For generations, employees have endured a peculiar workplace tradition. They spend hours a day deleting, filing, forwarding and searching a form of communication called email. Endless chains are created as people seek to solve problems, get answers, showcase accomplishments, demonstrate progress and keep everyone in the loop.
Now Slack is poised to kill these age-old traditions once and for all.
Which begs the question:
Are meetings next?
Consider what happens when you type “meetings are” into Google:
Clearly, there are a lot of people who feel that fewer meetings would make work lives simpler, more pleasant and more productive. It makes sense, then, that Slack would emerge as a champion of challenge to the antiquated routine of daily and weekly status meetings. While most media attention has gone to Slack as “email killer,” another piece of news has flown under the radar:
In July 2015, Slack’s CEO announced that the company had cancelled every recurring meeting until team leaders had a chance to figure out which ones it really needed.
Could this be a sign of what’s to come? Will Slack’s app advocates begin to adopt similar approaches? If so, how? And what will the work world look like if we continue to remove emails from inboxes and meetings from calendars?
Challenging the Institution of Email
Slack is currently in a unique position to help usher in a new era of workplace culture. While tools like Atlassian’s HipChat have influenced some shifts in the ways teams communicate, none have won over the hearts and souls of entire organizations as quickly or steadily as Slack. Some 15,000 users ballooned to more than two million in a little over two years. NASA, The New York Times and SalesForce all rely heavily on it.
Consider what Slack has already famously done to email. Companies using the app currently report reductions in email as high as 75%. A deeply ingrained habit decades in the making is eradicated from entire teams within a matter of weeks.
Instead of worrying about who should or shouldn’t be cc’d on messages—an anachronistic practice that shifted into overdrive when carbon copies went digital—team members share information in open channels. Rather than devoting 2.6 hours a day to reading and answering emails (as most of us had been reportedly doing), coworkers can now access fluid conversations on a need-to-know basis.
When you look at it this way, it’s easy to see why millions of people are embracing Slack’s searchable archive as a viable alternative to email—and somewhat surprising it hasn’t happened on such a wide scale until now.
The Persistence of Unproductive Meetings
While email may have finally met its match, it appears that mindless meetings—the ones dictated more by routine than need—are still endured. Reductions in meetings as a result of Slack are occurring at roughly half the rate of email.
One possible explanation for the persistence of meetings is the simple fact that many workplace cultures still rely on them to do what email once did: disseminate information.
The problem with this approach is that it’s impossible to create a meeting environment where attendees feel invested.
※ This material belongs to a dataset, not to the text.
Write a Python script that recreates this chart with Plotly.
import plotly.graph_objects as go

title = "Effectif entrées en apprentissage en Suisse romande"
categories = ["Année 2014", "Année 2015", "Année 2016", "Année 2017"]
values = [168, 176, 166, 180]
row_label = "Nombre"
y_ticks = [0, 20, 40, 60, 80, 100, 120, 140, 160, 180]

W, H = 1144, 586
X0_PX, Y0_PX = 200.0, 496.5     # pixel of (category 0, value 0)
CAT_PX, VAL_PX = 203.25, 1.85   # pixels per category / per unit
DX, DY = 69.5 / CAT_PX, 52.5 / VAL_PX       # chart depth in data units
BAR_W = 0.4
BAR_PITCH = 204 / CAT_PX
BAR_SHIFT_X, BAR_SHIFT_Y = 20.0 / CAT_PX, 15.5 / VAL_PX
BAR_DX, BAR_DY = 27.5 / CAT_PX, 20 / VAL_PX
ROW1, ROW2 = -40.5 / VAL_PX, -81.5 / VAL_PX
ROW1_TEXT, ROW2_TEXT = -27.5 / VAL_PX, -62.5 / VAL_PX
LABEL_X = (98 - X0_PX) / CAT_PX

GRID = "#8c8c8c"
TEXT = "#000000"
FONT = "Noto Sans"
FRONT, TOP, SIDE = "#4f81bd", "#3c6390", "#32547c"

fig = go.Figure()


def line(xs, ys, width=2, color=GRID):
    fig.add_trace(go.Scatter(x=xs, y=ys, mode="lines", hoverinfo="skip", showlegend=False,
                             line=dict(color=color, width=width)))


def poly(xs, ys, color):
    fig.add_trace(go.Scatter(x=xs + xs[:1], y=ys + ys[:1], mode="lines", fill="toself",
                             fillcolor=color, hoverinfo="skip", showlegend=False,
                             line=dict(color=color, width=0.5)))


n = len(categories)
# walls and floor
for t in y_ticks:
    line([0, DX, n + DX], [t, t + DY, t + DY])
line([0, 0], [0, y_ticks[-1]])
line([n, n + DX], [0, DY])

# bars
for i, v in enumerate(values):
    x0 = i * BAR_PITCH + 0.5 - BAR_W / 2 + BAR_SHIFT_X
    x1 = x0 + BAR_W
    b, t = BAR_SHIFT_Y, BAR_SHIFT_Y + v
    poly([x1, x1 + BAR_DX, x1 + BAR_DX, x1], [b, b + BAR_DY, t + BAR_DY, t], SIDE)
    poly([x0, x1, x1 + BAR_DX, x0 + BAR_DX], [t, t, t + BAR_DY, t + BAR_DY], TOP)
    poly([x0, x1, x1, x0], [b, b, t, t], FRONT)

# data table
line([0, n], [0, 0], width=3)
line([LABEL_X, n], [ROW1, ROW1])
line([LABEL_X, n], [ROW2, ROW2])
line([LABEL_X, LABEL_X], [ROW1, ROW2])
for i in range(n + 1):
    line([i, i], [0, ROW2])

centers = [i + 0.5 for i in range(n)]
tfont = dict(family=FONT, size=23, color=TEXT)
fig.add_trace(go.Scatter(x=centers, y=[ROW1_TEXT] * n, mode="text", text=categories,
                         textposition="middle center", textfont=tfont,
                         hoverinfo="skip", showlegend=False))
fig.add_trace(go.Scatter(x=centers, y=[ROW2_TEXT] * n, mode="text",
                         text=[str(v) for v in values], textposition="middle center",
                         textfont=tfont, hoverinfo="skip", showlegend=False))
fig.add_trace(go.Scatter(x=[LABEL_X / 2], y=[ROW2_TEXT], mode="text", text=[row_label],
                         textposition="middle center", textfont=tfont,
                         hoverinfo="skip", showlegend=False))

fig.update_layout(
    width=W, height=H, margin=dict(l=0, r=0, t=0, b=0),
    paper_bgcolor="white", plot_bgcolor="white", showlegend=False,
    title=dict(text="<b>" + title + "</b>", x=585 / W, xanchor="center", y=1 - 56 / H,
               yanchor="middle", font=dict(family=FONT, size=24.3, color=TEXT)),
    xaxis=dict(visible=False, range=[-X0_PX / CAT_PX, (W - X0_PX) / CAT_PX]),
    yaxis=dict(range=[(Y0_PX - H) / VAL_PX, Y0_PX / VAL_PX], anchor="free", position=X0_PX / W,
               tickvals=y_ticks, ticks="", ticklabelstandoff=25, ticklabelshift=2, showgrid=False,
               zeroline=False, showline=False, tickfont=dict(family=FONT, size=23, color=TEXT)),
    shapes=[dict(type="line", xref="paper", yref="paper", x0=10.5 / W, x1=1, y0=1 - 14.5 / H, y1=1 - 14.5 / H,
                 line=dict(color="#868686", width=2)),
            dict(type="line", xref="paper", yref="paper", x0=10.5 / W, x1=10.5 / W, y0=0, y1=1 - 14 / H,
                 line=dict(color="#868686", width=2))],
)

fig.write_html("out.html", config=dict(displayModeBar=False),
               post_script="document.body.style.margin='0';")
Countless surveys and studies have demonstrated how little people absorb during status meetings, opting instead to discretely work on other tasks or even fall asleep. And then there’s Parkinson’s law of triviality, which essentially states that people in groups will turn to trivial topics because no one wants to admit they don’t understand why they’re in the room.
The greatest irony of all? Many people wait for meeting summary emails to extract the information they actually need.
Here’s what Slack founder Stewart Butterfield had to say about this process in a recent interview with Inc.:
“Respecting people’s time is important. Everyone should try to make the lives of everyone else who works here a little bit simpler. So if you’re going to call a meeting, you’re responsible for it, and you have to be clear what you want out of it.”
The Search for a Meeting Antidote
As Slack itself experiments with eliminating meetings, will its influence cause a ripple effect? Could Slack be, as Inc.’s Jeff Bercovici called it, the “antidote to the dysfunction of an office culture in which meetings are a necessary evil?”
The answer to this question likely lies in Slack’s new app directory and development framework. If live chat channels alone aren’t enough to eradicate extraneous meetings, perhaps more streamlined integrations with other specialized apps will be.
For example, online standups can be used to make projects and progress visible so teams can address challenges as they arise. This integration alone can significantly cut down on the need for meetings—and make the ones that remain really matter. Quantity goes down, quality goes up and discussions become laser-focused and results-oriented.
We’re excited to be a part of Slack’s new app directory and the possibilities that are being opened up as the platform expands and more developer tools become available.
Could a future free from both email excess and mindless meetings be on the horizon? We sure hope so.